SPIROS HADJIDJANOS

Actual Possibility

29. Oct – 03. Dec 2011

01


For his show Actual possibility at KWADRAT Hadjidjanos presents a network-specific installation and works on carbon-fiber plates. His new installation Network Time consists of several Wi-Fi routers arranged in the gallery space providing free Internet access to visitors. The LED that reflects the data-traffic of each router is extended along a fiber optic cable magnifying its flicker. Although the devices look only physically modified, the artist has altered the operating system of each router, to manipulate the fluctuation of the fiber optics. The installation is a network architecture installed in a physical setting, framing information as situated, temporal and contextual, constructing a permeable interactive and extended space.

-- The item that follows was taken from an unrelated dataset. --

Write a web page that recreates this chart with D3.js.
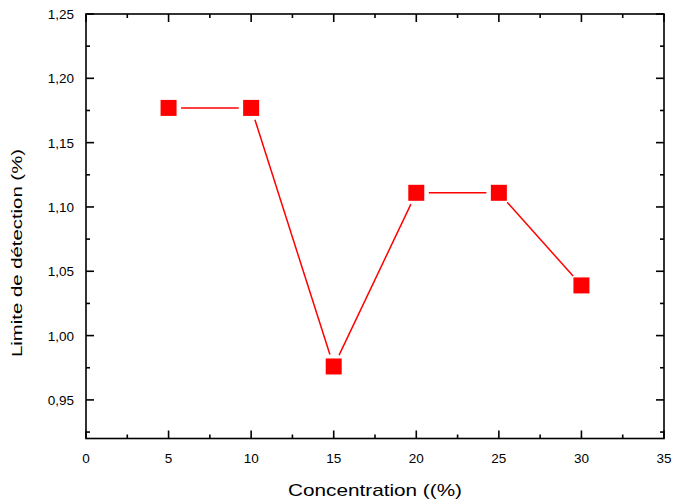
<!DOCTYPE html>
<html><head><meta charset="utf-8">
<script src="https://cdn.jsdelivr.net/npm/d3@7"></script>
<style>body{margin:0;background:#fff;} text{font-family:"Liberation Sans",Arial,sans-serif;}</style>
</head><body><svg id="c" width="675" height="499"></svg>
<script>
const concentrations = [5, 10, 15, 20, 25, 30];
const detectionLimits = [1.177, 1.177, 0.976, 1.111, 1.111, 1.039];
const xTicks = [0, 5, 10, 15, 20, 25, 30, 35];
const yTicks = [0.95, 1.00, 1.05, 1.10, 1.15, 1.20, 1.25];
const xMinor = [2.5, 7.5, 12.5, 17.5, 22.5, 27.5, 32.5];
const yMinor = [0.925, 0.975, 1.025, 1.075, 1.125, 1.175, 1.225];

const L = 86, R = 664, T = 14, B = 438.5;
const svg = d3.select("#c");
const x = d3.scaleLinear().domain([0, 35]).range([L, R]);
const y = d3.scaleLinear().domain([0.92, 1.25]).range([B, T]);
const fmt = d => d3.format(".2f")(d).replace(".", ",");

svg.append("rect").attr("x", L).attr("y", T).attr("width", R - L).attr("height", B - T)
  .attr("fill", "none").attr("stroke", "#000").attr("stroke-width", 1.6);

function tickLines(vals, len, axis) {
  vals.forEach(v => {
    if (axis === "x") {
      svg.append("line").attr("x1", x(v)).attr("x2", x(v)).attr("y1", B).attr("y2", B - len).attr("stroke", "#000").attr("stroke-width", 1.6);
      svg.append("line").attr("x1", x(v)).attr("x2", x(v)).attr("y1", T).attr("y2", T + len).attr("stroke", "#000").attr("stroke-width", 1.6);
    } else {
      svg.append("line").attr("y1", y(v)).attr("y2", y(v)).attr("x1", L).attr("x2", L + len).attr("stroke", "#000").attr("stroke-width", 1.6);
      svg.append("line").attr("y1", y(v)).attr("y2", y(v)).attr("x1", R).attr("x2", R - len).attr("stroke", "#000").attr("stroke-width", 1.6);
    }
  });
}
tickLines(xTicks, 8, "x");
tickLines(xMinor, 4, "x");
tickLines(yTicks, 8, "y");
tickLines(yMinor, 4, "y");

svg.selectAll(".xl").data(xTicks).enter().append("text")
  .attr("x", d => x(d)).attr("y", 463).attr("text-anchor", "middle")
  .attr("font-size", 13.5).attr("fill", "#000").text(d => d);
svg.selectAll(".yl").data(yTicks).enter().append("text")
  .attr("x", 74).attr("y", d => y(d) + 5).attr("text-anchor", "end")
  .attr("font-size", 13.5).attr("fill", "#000").text(fmt);

svg.append("text").attr("x", 288).attr("y", 496)
  .attr("font-size", 17).attr("textLength", 174).attr("lengthAdjust", "spacingAndGlyphs")
  .attr("fill", "#000").text("Concentration ((%)");
svg.append("text").attr("transform", `translate(22,357) rotate(-90)`)
  .attr("font-size", 15).attr("textLength", 208).attr("lengthAdjust", "spacingAndGlyphs")
  .attr("fill", "#000").text("Limite de détection (%)");

const pts = concentrations.map((c, i) => [x(c), y(detectionLimits[i])]);
const gap = 12.5;
for (let i = 0; i < pts.length - 1; i++) {
  const [x1, y1] = pts[i], [x2, y2] = pts[i + 1];
  const dx = x2 - x1, dy = y2 - y1, d = Math.hypot(dx, dy);
  const ux = dx / d, uy = dy / d;
  svg.append("line").attr("x1", x1 + ux * gap).attr("y1", y1 + uy * gap)
    .attr("x2", x2 - ux * gap).attr("y2", y2 - uy * gap)
    .attr("stroke", "#ff0000").attr("stroke-width", 1.5);
}
const s = 16;
svg.selectAll(".m").data(pts).enter().append("rect")
  .attr("x", d => d[0] - s / 2).attr("y", d => d[1] - s / 2)
  .attr("width", s).attr("height", s).attr("fill", "#ff0000");
</script></body></html>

With Network Time, Hadjidjanos proposes the measurement of time in units of information or using a router as a clock. A minute is a gigabyte and a terabyte an hour. Time is measured based on the information received. It is a concept relevant to "radical network empiricism" as described by the new media theorist Adrian Mackenzie. In our contemporary Post-Network condition the amount of information we receive changes our perception of temporality. The emergence of the Internet stretched across time and space and revealed that clock time is not an absolute milieu against which we synchronize and quantify time, but rather a human construction that has very little to do with time other than serving as an inflexible way of measuring duration. In this case, the routers, as technological objects suggest a technical yet subjective and non-isochronic time measurement.

In addition to Network Time, Hadjidjanos presents Information Painting and Hybrid Landscape (Silicon Valley). The latter is an ultraviolet print on a carbon-fiber plate depicting the landscape of Silicon Valley. Part of the plate has been cut out with a laser, freeing space to be subsequently occupied by microchips that contain fragments of the landscape in digital form. In this work, the landscape of Silicon Valley?a term coined in 1971 by Don Hoefler referencing the region`s flourishing semiconductor industry?is combined with microchips. In the Information Painting IV the artist is interested in the spatial arrangement of digital information, locating it precisely within physical coordinates thus posing questions about the materiality of the digital image.

The title Actual Possibility is drawn from the writings of William James, specifically in his ideas of radical empiricism, what really exists are not things as such but transitions and relationships and any relationship experienced is as real as anything else in a system. Networks are precisely concerned those relationships, moreover the gaps between possibility and actuality.